PA Cider Guild 101: Who Are We?
Merriam-Webster defines a “guild” as “an association of people for mutual aid or the pursuit of a common goal.” This concept, begun in medieval times, is a way for a group, usually of craftspeople or merchants, to band together, share information and generally progress in their industry as a group.
The PA Cider Guild (PACG), established in 2014, is a trade organization founded specifically to bring together cidermakers, cideries, cider enthusiasts and associated businesses to create a united voice in the state of Pennsylvania. There are dozens of cideries and cider producers, with an annual economic impact in our great state of more than $25 million. In a rapidly growing industry, it’s essential that we are united, and staying relevant and competitive, in the ever-changing cider landscape.
Our mission is pretty straightforward: It’s our aim to to protect, promote, represent and educate our members and consumers, mainly through marketing, events and advocacy. Who are our members? We are lucky enough to count cider producers, apple growers, related businesses and cider enthusiasts among our ranks.
PACG’s goals include:
• Promoting the understanding and appreciation of cider grown in Pennsylvania.
• Helping producers navigate the systems within the state to advocate for legislative change.
• Coordinating events to develop the cider industry in Pennsylvania.
• Creating unity in the cider industry within Pennsylvania.
• Developing and delivering education programs, events and services to maintain quality standards in cidermaking and apple growing.
Cidermaking in Pennsylvania enjoys a tradition going back hundreds of years, and though our members’ histories are varied and diverse, our story starts in 2014.
Ben Wenk, of Adams County-based Ploughman Farm Cider, says he first remembers hearing about a meeting in the Ferguson Building at Penn State, University Park, to organize the Pennsylvania cider industry.
“We were still making our plans for our business, but I thought it was too important to miss,” Wenk remembered. “Not long after that, we officially created the PA Cider Guild and had our first official meeting at the Ag Center in Gettysburg.
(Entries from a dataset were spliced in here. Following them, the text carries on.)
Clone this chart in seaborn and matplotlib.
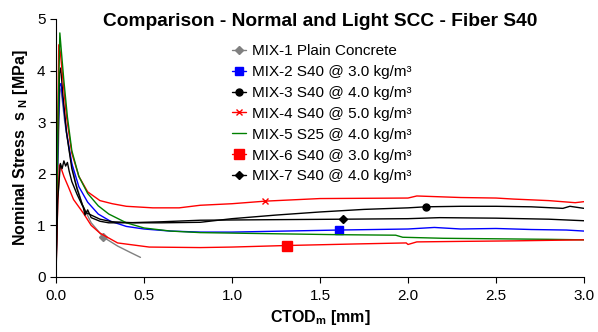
import matplotlib
matplotlib.use("Agg")
import matplotlib.pyplot as plt
import seaborn as sns

sns.set_style("ticks")
plt.rcParams['font.family'] = ['Liberation Sans', 'DejaVu Sans']
plt.rcParams['mathtext.fontset'] = 'custom'
plt.rcParams['mathtext.rm'] = 'Liberation Sans'
plt.rcParams['mathtext.bf'] = 'Liberation Sans:bold'
plt.rcParams['text.color'] = 'black'
plt.rcParams['axes.labelcolor'] = 'black'

# MIX-1 Plain Concrete
x1 = [0, 0.01, 0.022, 0.03, 0.05, 0.08, 0.11, 0.15, 0.2, 0.27, 0.35, 0.42, 0.48]
y1 = [0, 2.0, 3.65, 3.6, 3.0, 2.35, 1.85, 1.4, 1.05, 0.77, 0.6, 0.48, 0.38]
# MIX-2 S40 @ 3.0
x2 = [0, 0.01, 0.02, 0.028, 0.04, 0.06, 0.09, 0.13, 0.18, 0.24, 0.31, 0.4, 0.5, 0.65, 0.82,
      1.0, 1.3, 1.61, 2.0, 2.15, 2.3, 2.5, 2.7, 2.9, 3.0]
y2 = [0, 2.4, 3.7, 3.75, 3.4, 2.8, 2.2, 1.75, 1.45, 1.22, 1.08, 0.98, 0.93, 0.89, 0.87,
      0.87, 0.89, 0.91, 0.93, 0.96, 0.93, 0.94, 0.92, 0.91, 0.89]
# MIX-3 S40 @ 4.0
x3 = [0, 0.01, 0.02, 0.027, 0.04, 0.06, 0.09, 0.12, 0.15, 0.17, 0.2, 0.25, 0.32, 0.45, 0.6, 0.82,
      1.0, 1.25, 1.5, 1.75, 2.0, 2.1, 2.3, 2.5, 2.7, 2.88, 2.92, 3.0]
y3 = [0, 2.6, 3.95, 4.05, 3.5, 2.8, 2.1, 1.7, 1.4, 1.25, 1.2, 1.12, 1.07, 1.05, 1.05, 1.06,
      1.13, 1.2, 1.26, 1.31, 1.34, 1.36, 1.37, 1.37, 1.36, 1.33, 1.37, 1.33]
# MIX-4 S40 @ 5.0
x4 = [0, 0.008, 0.016, 0.025, 0.04, 0.06, 0.09, 0.13, 0.18, 0.25, 0.32, 0.4, 0.55, 0.7, 0.82,
      1.0, 1.19, 1.5, 2.0, 2.05, 2.3, 2.5, 2.6, 2.8, 2.95, 3.0]
y4 = [0, 2.5, 4.5, 4.35, 3.8, 3.1, 2.4, 1.95, 1.65, 1.48, 1.42, 1.37, 1.34, 1.34, 1.39,
      1.42, 1.47, 1.52, 1.53, 1.57, 1.54, 1.53, 1.51, 1.48, 1.44, 1.46]
# MIX-5 S25 @ 4.0
x5 = [0, 0.01, 0.022, 0.03, 0.045, 0.065, 0.09, 0.13, 0.18, 0.24, 0.3, 0.4, 0.5, 0.65, 0.82,
      1.2, 1.6, 1.93, 1.97, 2.2, 2.5, 2.8, 3.0]
y5 = [0, 2.8, 4.73, 4.4, 3.8, 3.1, 2.45, 1.95, 1.62, 1.38, 1.22, 1.05, 0.95, 0.89, 0.86,
      0.84, 0.82, 0.81, 0.77, 0.75, 0.74, 0.73, 0.72]
# MIX-6 S40 @ 3.0 (light)
x6 = [0, 0.01, 0.02, 0.03, 0.045, 0.07, 0.1, 0.155, 0.2, 0.25, 0.35, 0.53, 0.82, 1.0, 1.31,
      1.7, 1.99, 2.0, 2.05, 2.3, 2.6, 3.0]
y6 = [0.1, 1.4, 2.17, 2.1, 1.95, 1.75, 1.5, 1.24, 1.0, 0.85, 0.66, 0.58, 0.57, 0.58, 0.61,
      0.64, 0.66, 0.63, 0.68, 0.69, 0.7, 0.72]
# MIX-7 S40 @ 4.0 (light)
x7 = [0, 0.01, 0.025, 0.035, 0.045, 0.055, 0.065, 0.075, 0.09, 0.12, 0.155, 0.165, 0.18, 0.2,
      0.25, 0.3, 0.4, 0.6, 0.82, 1.2, 1.63, 2.0, 2.18, 2.5, 2.8, 3.0]
y7 = [0, 1.5, 2.2, 2.1, 2.25, 2.15, 2.22, 2.05, 1.85, 1.6, 1.35, 1.2, 1.3, 1.15,
      1.08, 1.05, 1.05, 1.07, 1.10, 1.11, 1.12, 1.13, 1.15, 1.14, 1.12, 1.09]

labels = ["MIX-1 Plain Concrete", "MIX-2 S40 @ 3.0 kg/m³", "MIX-3 S40 @ 4.0 kg/m³",
          "MIX-4 S40 @ 5.0 kg/m³", "MIX-5 S25 @ 4.0 kg/m³", "MIX-6 S40 @ 3.0 kg/m³",
          "MIX-7 S40 @ 4.0 kg/m³"]

series = [
    (x1, y1, "#808080", "D", 4, 9),
    (x2, y2, "#0000ff", "s", 6, 17),
    (x3, y3, "#000000", "o", 5, 21),
    (x4, y4, "#ff0000", "x", 5, 16),
    (x5, y5, "#008000", "", 0, None),
    (x6, y6, "#ff0000", "s", 7, 14),
    (x7, y7, "#000000", "D", 4.5, 20),
]

fig = plt.figure(figsize=(5.98, 3.32), dpi=100)
ax = fig.add_axes([0.0936, 0.1657, 0.883, 0.7771])

for (xs, ys, c, m, ms, idx), lab in zip(series, labels):
    kw = dict(marker=m, markersize=ms, markevery=[idx], mec=c, mfc=c, mew=1) if m else {}
    sns.lineplot(x=xs, y=ys, color=c, lw=1, sort=False, estimator=None,
                 ax=ax, label=lab, **kw)

ax.set_xlim(0, 3.0)
ax.set_ylim(0, 5)
ax.set_xticks([0, 0.5, 1.0, 1.5, 2.0, 2.5, 3.0])
ax.set_xticklabels(["0.0", "0.5", "1.0", "1.5", "2.0", "2.5", "3.0"])
ax.set_yticks([0, 1, 2, 3, 4, 5])
ax.tick_params(labelsize=11, length=4, width=0.8, colors="black")
ax.tick_params(axis="x", pad=5)
for s in ax.spines.values():
    s.set_color("black")
sns.despine(ax=ax)

ax.set_xlabel(r"CTOD$_\mathbf{m}$ [mm]", fontsize=11.5, fontweight="bold", labelpad=3)
ax.set_ylabel(r"Nominal Stress  s $_\mathbf{N}$ [MPa]", fontsize=11.5, fontweight="bold",
              labelpad=5)

fig.text(0.535, 0.934, "Comparison - Normal and Light SCC - Fiber S40",
         ha="center", va="center", fontsize=13.8, fontweight="bold")

ax.legend(loc="upper left", bbox_to_anchor=(0.375, 0.89), bbox_transform=fig.transFigure,
          frameon=False, fontsize=11, handlelength=0.9, handletextpad=0.4,
          labelspacing=0.45, borderpad=0)

fig.savefig("out.png", dpi=100)
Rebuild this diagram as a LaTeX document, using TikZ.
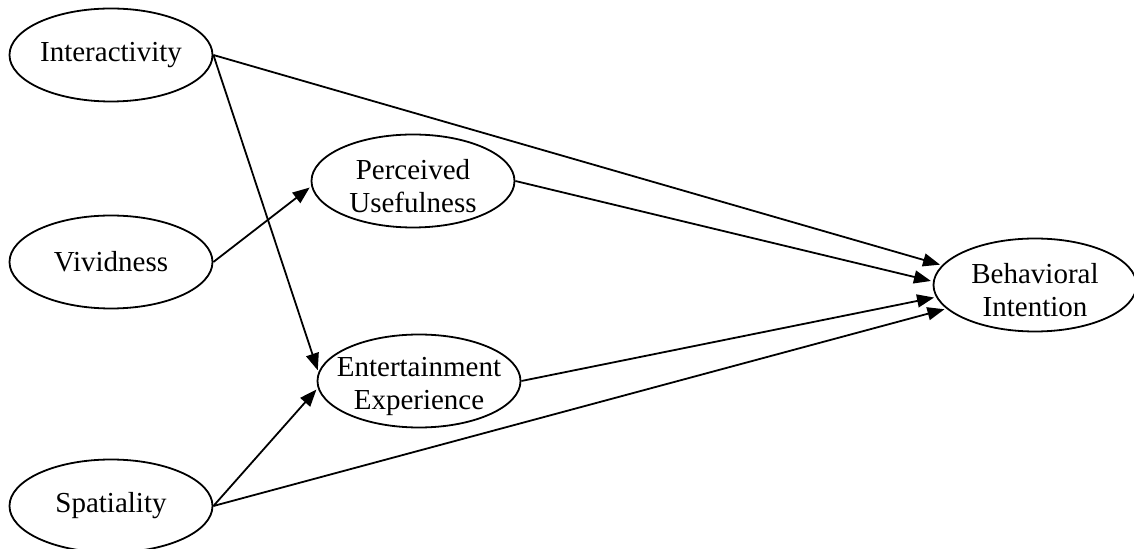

We’ve been getting this team of motivated industry persons together on a regular basis since then.”
Wenk says that for him, a seventh-generation fruit farmer at Three Springs Fruit Farm and the owner of Ploughman, the Guild’s main mission is to create and maintain a culture of cooperation and respect in the Pennsylvania industry. “We all have different goals and ambitions within our own cideries, but when we get together, we’re working together for a common goal. Every good cider made with Pennsylvania apples and bought in Pennsylvania benefits every member of this organization.”
Success in that realm, in his opinion, will also mean more opportunities to educate the public, as well as state legislators, about the role and vitality of this industry. With enough advocacy, this can lead to positive changes for our members, funding the research that will move our industry forward and keep us competitive in a growing market. “We need to have a shared vision to accomplish those specific goals and I think that framework is already in place,” Wenk said.
If you’re involved in the Pennsylvania cider industry in any capacity, please consider becoming a member of our vibrant, passionate Guild. Although we’re (currently) a small and growing industry, there is increasing competition in the marketplace beyond the state borders. “We can navigate those waters if we’re all paddling in the same direction. We’re stronger as a unit in Pennsylvania than we would be striking it out on our own,” Wenk noted. “We need your help and you’ll benefit from our help. We need each other.”